Janie’s call was more transparent. She had started out by asking about Luann – grandma – of course, inquiring about her condition. And how was he doing in response? Then she had started chatting about Washington and how great it was. From there, she had proceeded to talking about how it had a much better music scene than you might suppose, and, while that was shut down now with the virus outbreak, it was definitely worth checking out. This was not hard to translate. The quarantine was affecting her. She was lonely, and she was backtracking, at least partially, on her decision to dump him.

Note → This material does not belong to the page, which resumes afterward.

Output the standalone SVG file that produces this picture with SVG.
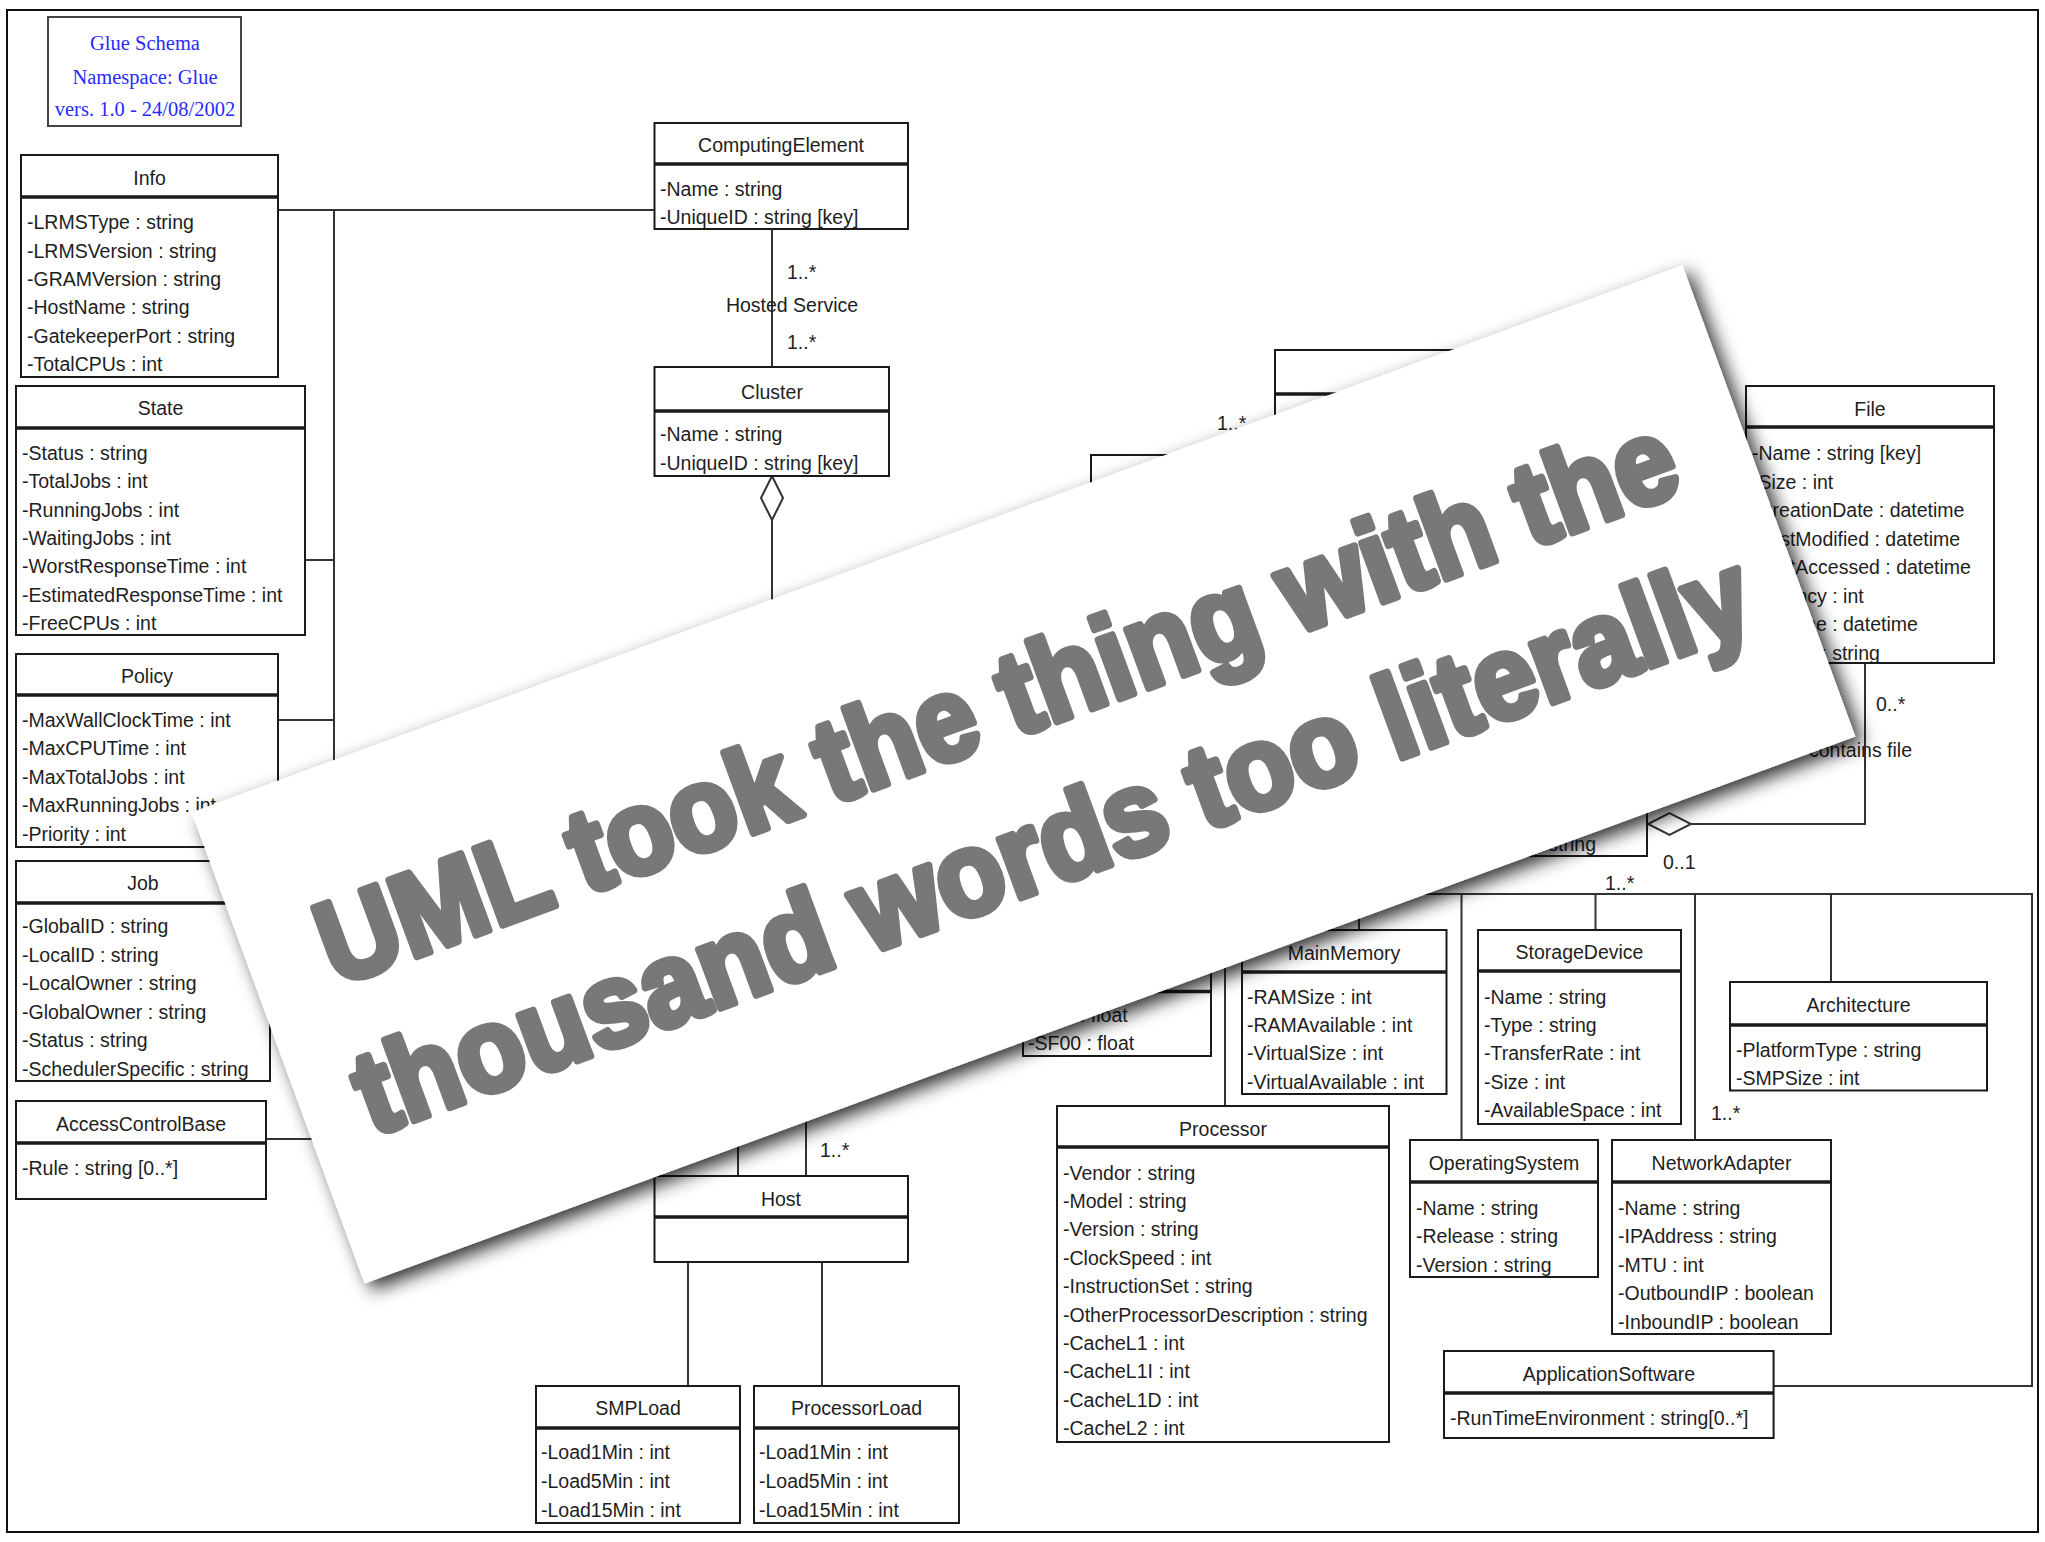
<svg xmlns="http://www.w3.org/2000/svg" width="2045" height="1542" viewBox="0 0 2045 1542">
<defs>
<style>
.box{fill:#fff;stroke:#1a1a1a;stroke-width:2}
.sep{stroke:#1a1a1a;stroke-width:3.5}
.t{font-family:"Liberation Sans",Arial,sans-serif;font-size:19.5px;fill:#1e1e1e}
.c{text-anchor:middle}
.e{text-anchor:end}
.conn{stroke:#333;stroke-width:2;fill:none}
.dia{fill:#fff;stroke:#333;stroke-width:2}
.blue{font-family:"Liberation Serif","Times New Roman",serif;font-size:20.5px;fill:#2a2aff;text-anchor:middle}
.big{font-family:"Liberation Sans",Arial,sans-serif;font-weight:bold;font-size:118px;fill:#787878;stroke:#787878;stroke-width:7.5;stroke-linejoin:round}
</style>
<filter id="shadow" x="-10%" y="-25%" width="120%" height="150%">
<feGaussianBlur in="SourceAlpha" stdDeviation="9"/>
<feOffset dx="5" dy="9" result="b"/>
<feFlood flood-color="#000" flood-opacity="0.8"/>
<feComposite in2="b" operator="in"/>
<feMerge><feMergeNode/><feMergeNode in="SourceGraphic"/></feMerge>
</filter>
</defs>
<rect x="0" y="0" width="2045" height="1542" fill="#fff"/>
<rect x="7" y="10" width="2031" height="1522" fill="#fff" stroke="#111" stroke-width="2"/>

<g id="connectors">
<path class="conn" d="M278 210H654.5M334 210V1139M304.5 560H334M278 720H334M266 1139H334"/>
<path class="conn" d="M772 229V367M772 520V640"/>
<path class="conn" d="M738 1100V1176M806 1080V1176M688 1262V1386M822 1262V1386"/>
<path class="conn" d="M1225 894H2032V1386H1773.6M1225 894V1106M1359 894V930M1461.5 894V1140M1595.5 894V930M1695 894V1140M1831 894V982"/>
<path class="conn" d="M1691 824H1865V663"/>
<polygon class="dia" points="772,476 783,498 772,520 761,498"/>
<polygon class="dia" points="1648,824 1669.5,813 1691,824 1669.5,835"/>
<text class="t" x="787" y="279">1..*</text>
<text class="t c" x="792" y="312">Hosted Service</text>
<text class="t" x="787" y="349">1..*</text>
<text class="t" x="1217" y="430">1..*</text>
<text class="t" x="1876" y="711">0..*</text>
<text class="t e" x="1912" y="757">contains file</text>
<text class="t" x="1663" y="869">0..1</text>
<text class="t" x="1605" y="890">1..*</text>
<text class="t" x="820" y="1157">1..*</text>
<text class="t" x="1711" y="1120">1..*</text>
</g>

<g id="title">
<rect x="48" y="17" width="193" height="109" fill="#fff" stroke="#444" stroke-width="2"/>
<text class="blue" x="145" y="50">Glue Schema</text>
<text class="blue" x="145" y="84">Namespace: Glue</text>
<text class="blue" x="145" y="116">vers. 1.0 - 24/08/2002</text>
</g>

<g id="info">
<rect class="box" x="21" y="155" width="257" height="222"/>
<line class="sep" x1="21" y1="197" x2="278" y2="197"/>
<text class="t c" x="149.5" y="185">Info</text>
<text class="t" x="27" y="229">-LRMSType : string</text>
<text class="t" x="27" y="257.5">-LRMSVersion : string</text>
<text class="t" x="27" y="286">-GRAMVersion : string</text>
<text class="t" x="27" y="314">-HostName : string</text>
<text class="t" x="27" y="342.5">-GatekeeperPort : string</text>
<text class="t" x="27" y="371">-TotalCPUs : int</text>
</g>

<g id="state">
<rect class="box" x="16" y="386" width="289" height="249"/>
<line class="sep" x1="16" y1="428" x2="305" y2="428"/>
<text class="t c" x="160.5" y="415">State</text>
<text class="t" x="22" y="460">-Status : string</text>
<text class="t" x="22" y="488.3">-TotalJobs : int</text>
<text class="t" x="22" y="516.6">-RunningJobs : int</text>
<text class="t" x="22" y="545">-WaitingJobs : int</text>
<text class="t" x="22" y="573.2">-WorstResponseTime : int</text>
<text class="t" x="22" y="601.5">-EstimatedResponseTime : int</text>
<text class="t" x="22" y="630">-FreeCPUs : int</text>
</g>

<g id="policy">
<rect class="box" x="16" y="654" width="262" height="193"/>
<line class="sep" x1="16" y1="695" x2="278" y2="695"/>
<text class="t c" x="147" y="683">Policy</text>
<text class="t" x="22" y="727">-MaxWallClockTime : int</text>
<text class="t" x="22" y="755.4">-MaxCPUTime : int</text>
<text class="t" x="22" y="783.8">-MaxTotalJobs : int</text>
<text class="t" x="22" y="812.2">-MaxRunningJobs : int</text>
<text class="t" x="22" y="840.6">-Priority : int</text>
</g>

<g id="job">
<rect class="box" x="16" y="861" width="254" height="220"/>
<line class="sep" x1="16" y1="903" x2="270" y2="903"/>
<text class="t c" x="143" y="890">Job</text>
<text class="t" x="22" y="933">-GlobalID : string</text>
<text class="t" x="22" y="961.6">-LocalID : string</text>
<text class="t" x="22" y="990.2">-LocalOwner : string</text>
<text class="t" x="22" y="1018.8">-GlobalOwner : string</text>
<text class="t" x="22" y="1047.4">-Status : string</text>
<text class="t" x="22" y="1076">-SchedulerSpecific : string</text>
</g>

<g id="accesscontrolbase">
<rect class="box" x="16" y="1101" width="250" height="98"/>
<line class="sep" x1="16" y1="1143" x2="266" y2="1143"/>
<text class="t c" x="141" y="1131">AccessControlBase</text>
<text class="t" x="22" y="1175">-Rule : string [0..*]</text>
</g>

<g id="computingelement">
<rect class="box" x="654.5" y="123" width="253.5" height="106"/>
<line class="sep" x1="654.5" y1="164" x2="908" y2="164"/>
<text class="t c" x="781" y="152">ComputingElement</text>
<text class="t" x="660" y="196">-Name : string</text>
<text class="t" x="660" y="224">-UniqueID : string [key]</text>
</g>

<g id="cluster">
<rect class="box" x="654.5" y="367" width="234.5" height="109"/>
<line class="sep" x1="654.5" y1="411" x2="889" y2="411"/>
<text class="t c" x="772" y="399">Cluster</text>
<text class="t" x="660" y="441">-Name : string</text>
<text class="t" x="660" y="470">-UniqueID : string [key]</text>
</g>

<g id="box-a">
<rect class="box" x="1275" y="350" width="250" height="200"/>
<line class="sep" x1="1275" y1="394" x2="1525" y2="394"/>
</g>
<g id="box-b">
<rect class="box" x="1091" y="455" width="220" height="160"/>
</g>
<g id="box-c">
<rect class="box" x="1450" y="700" width="197" height="156"/>
<text class="t e" x="1596" y="851">string</text>
</g>

<g id="file">
<rect class="box" x="1746" y="386" width="248" height="277"/>
<line class="sep" x1="1746" y1="427" x2="1994" y2="427"/>
<text class="t c" x="1870" y="416">File</text>
<text class="t" x="1752" y="460">-Name : string [key]</text>
<text class="t" x="1752" y="488.5">-Size : int</text>
<text class="t" x="1752" y="517">-CreationDate : datetime</text>
<text class="t" x="1752" y="545.5">-LastModified : datetime</text>
<text class="t" x="1752" y="574">-LastAccessed : datetime</text>
<text class="t" x="1752" y="602.5">-Latency : int</text>
<text class="t" x="1752" y="631">-Lifetime : datetime</text>
<text class="t" x="1752" y="659.5">-Owner : string</text>
</g>

<g id="benchmark">
<rect class="box" x="1023" y="950" width="188" height="106"/>
<line class="sep" x1="1023" y1="991.5" x2="1211" y2="991.5"/>
<text class="t" x="1028" y="1021.6">-SI00 : float</text>
<text class="t" x="1028" y="1050">-SF00 : float</text>
</g>

<g id="host">
<rect class="box" x="654.5" y="1176" width="253.5" height="86"/>
<line class="sep" x1="654.5" y1="1217" x2="908" y2="1217"/>
<text class="t c" x="781" y="1206">Host</text>
</g>

<g id="smpload">
<rect class="box" x="536" y="1386" width="204" height="137"/>
<line class="sep" x1="536" y1="1428" x2="740" y2="1428"/>
<text class="t c" x="638" y="1415">SMPLoad</text>
<text class="t" x="541" y="1459">-Load1Min : int</text>
<text class="t" x="541" y="1488">-Load5Min : int</text>
<text class="t" x="541" y="1517">-Load15Min : int</text>
</g>

<g id="processorload">
<rect class="box" x="754" y="1386" width="205" height="137"/>
<line class="sep" x1="754" y1="1428" x2="959" y2="1428"/>
<text class="t c" x="856.5" y="1415">ProcessorLoad</text>
<text class="t" x="759" y="1459">-Load1Min : int</text>
<text class="t" x="759" y="1488">-Load5Min : int</text>
<text class="t" x="759" y="1517">-Load15Min : int</text>
</g>

<g id="processor">
<rect class="box" x="1057" y="1106" width="332" height="336"/>
<line class="sep" x1="1057" y1="1147" x2="1389" y2="1147"/>
<text class="t c" x="1223" y="1136">Processor</text>
<text class="t" x="1063" y="1179.6">-Vendor : string</text>
<text class="t" x="1063" y="1208">-Model : string</text>
<text class="t" x="1063" y="1236.4">-Version : string</text>
<text class="t" x="1063" y="1264.8">-ClockSpeed : int</text>
<text class="t" x="1063" y="1293.2">-InstructionSet : string</text>
<text class="t" x="1063" y="1321.6">-OtherProcessorDescription : string</text>
<text class="t" x="1063" y="1350">-CacheL1 : int</text>
<text class="t" x="1063" y="1378.4">-CacheL1I : int</text>
<text class="t" x="1063" y="1406.8">-CacheL1D : int</text>
<text class="t" x="1063" y="1435.2">-CacheL2 : int</text>
</g>

<g id="mainmemory">
<rect class="box" x="1242" y="930" width="204.5" height="164"/>
<line class="sep" x1="1242" y1="972" x2="1446.5" y2="972"/>
<text class="t c" x="1344" y="960">MainMemory</text>
<text class="t" x="1247" y="1003.6">-RAMSize : int</text>
<text class="t" x="1247" y="1032">-RAMAvailable : int</text>
<text class="t" x="1247" y="1060.4">-VirtualSize : int</text>
<text class="t" x="1247" y="1088.8">-VirtualAvailable : int</text>
</g>

<g id="storagedevice">
<rect class="box" x="1478" y="930" width="203" height="194"/>
<line class="sep" x1="1478" y1="971" x2="1681" y2="971"/>
<text class="t c" x="1579.5" y="959">StorageDevice</text>
<text class="t" x="1484" y="1003.5">-Name : string</text>
<text class="t" x="1484" y="1032">-Type : string</text>
<text class="t" x="1484" y="1060.4">-TransferRate : int</text>
<text class="t" x="1484" y="1088.8">-Size : int</text>
<text class="t" x="1484" y="1117.2">-AvailableSpace : int</text>
</g>

<g id="architecture">
<rect class="box" x="1730" y="982" width="257" height="108.5"/>
<line class="sep" x1="1730" y1="1025" x2="1987" y2="1025"/>
<text class="t c" x="1858.5" y="1012">Architecture</text>
<text class="t" x="1736" y="1057">-PlatformType : string</text>
<text class="t" x="1736" y="1085">-SMPSize : int</text>
</g>

<g id="operatingsystem">
<rect class="box" x="1410" y="1140" width="188" height="137"/>
<line class="sep" x1="1410" y1="1182" x2="1598" y2="1182"/>
<text class="t c" x="1504" y="1170">OperatingSystem</text>
<text class="t" x="1416" y="1214.5">-Name : string</text>
<text class="t" x="1416" y="1243">-Release : string</text>
<text class="t" x="1416" y="1271.5">-Version : string</text>
</g>

<g id="networkadapter">
<rect class="box" x="1612" y="1140" width="219" height="194"/>
<line class="sep" x1="1612" y1="1182" x2="1831" y2="1182"/>
<text class="t c" x="1721.5" y="1170">NetworkAdapter</text>
<text class="t" x="1618" y="1214.5">-Name : string</text>
<text class="t" x="1618" y="1243">-IPAddress : string</text>
<text class="t" x="1618" y="1271.5">-MTU : int</text>
<text class="t" x="1618" y="1300">-OutboundIP : boolean</text>
<text class="t" x="1618" y="1328.5">-InboundIP : boolean</text>
</g>

<g id="applicationsoftware">
<rect class="box" x="1444" y="1351" width="329.6" height="87"/>
<line class="sep" x1="1444" y1="1393" x2="1773.6" y2="1393"/>
<text class="t c" x="1609" y="1381">ApplicationSoftware</text>
<text class="t" x="1450" y="1425">-RunTimeEnvironment : string[0..*]</text>
</g>

<g id="banner" transform="translate(1023.5,774.4) rotate(-20.15)">
<rect x="-794" y="-251" width="1588" height="502" fill="#fff" filter="url(#shadow)"/>
<text class="big" x="-719" y="-38" textLength="1438" lengthAdjust="spacingAndGlyphs">UML took the thing with the</text>
<text class="big" x="-736" y="115" textLength="1478" lengthAdjust="spacingAndGlyphs">thousand words too literally</text>
</g>
</svg>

Marie’s call was more curious. Indeed, it was among the strangest that he had ever gotten, and it required a fair amount of thought to process and interpret. In speaking with her, he had felt as though he were watching a movie in Farsi or Korean but without the subtitles.

During the periods when he and Janie had been split up, he had gone home with cougars a few times after his shows. They never expected much. They had lives, and they knew that nothing meaningful was ever going to come of a one-night stand. Marie appeared to be more complicated. That things were not so simple had been apparent in their initial encounter. He had not grasped the extent of the gap in their ages until he had woken up in the morning at her place, but then he had been struck by the numbers of radical books on her shelves. Obviously, she was unconventional. This did not appear to be a woman who was just looking to get married to her rich boyfriend and start a family. She was the real deal: a true fighter against the patriarchy and the transphobes and homophobes and Islamophobes. She was committed to her causes, and that was her life, it seemed.

But that something had happened to her was evident. The first indicator was her altered tone. Previously she had spoken to him very much as a school principal – with that combination of haughtiness and fake empathy. But now she was talking with an odd, somewhat manic intimacy. It was as though he were on the line with a different person. The only thing that was the same was her husky voice and her lack of pronounced femininity. It had taken him a while to figure it out. But his familiarity with black moods gave him a hint. Something had thrown her into a state of panic and doubt. But what was it? And what did she want from him?